An excellent movie, based on a disturbing but quite stunning book.
Quite a few years ago, I read an interview (must try to find the source) with the director of the movie, who suggested that if adults had not been present that the 'method acting' of the movie might have taken an even more sinister turn. Apparently, it was intimated to the youngster who played 'Piggy' (the wise, intellectual outsider who advised 'Ralph', the original 'heroic leader' of the kids before he was overthrown by the ambitious and focussed 'Jack' and his cherubic choir), that the scene of his murder might be staged 'for real'.

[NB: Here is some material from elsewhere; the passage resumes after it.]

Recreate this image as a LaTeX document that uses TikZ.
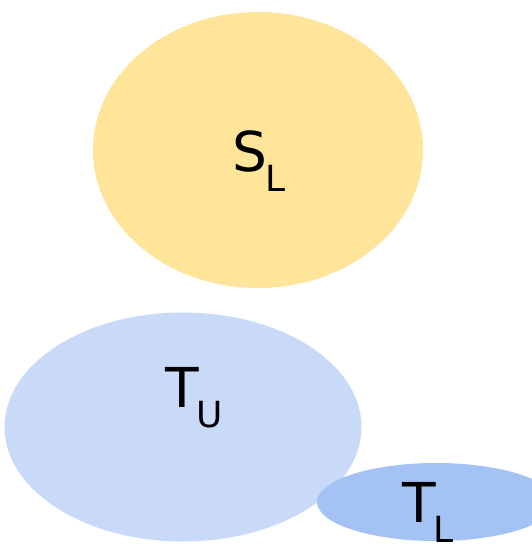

Certainly, when the book was first published it caused a sensation and was incredibly controversial, indeed, something approximating to a profound shock, offering, as it did, an alternative - and very subversive - vision of unsupervised childhood which sort of served to upend the ideal (found in Richmal Compton's books, as well as Enid Blyton's among countless others) that children could run their own lives in an egalitarian and civilised harmony if permitted to do so.
Worse still, was the fact that William Golding had chosen to write about British upper-middle class public school educated children - the sort of children from whom the 'cream of society' tended to be drawn, and indeed, the sort of children who had been afforded every possible advantage offered by their society at that time - and proceeded to show the disintegration of their shipwrecked society in the bleakest of terms, at a time when received wisdom was that such youngsters would instead, choose, to uphold the values with which they had been instilled since early childhood, if such conditions befell them.
As is clear from his book, Golding's view of human nature was quite bleak.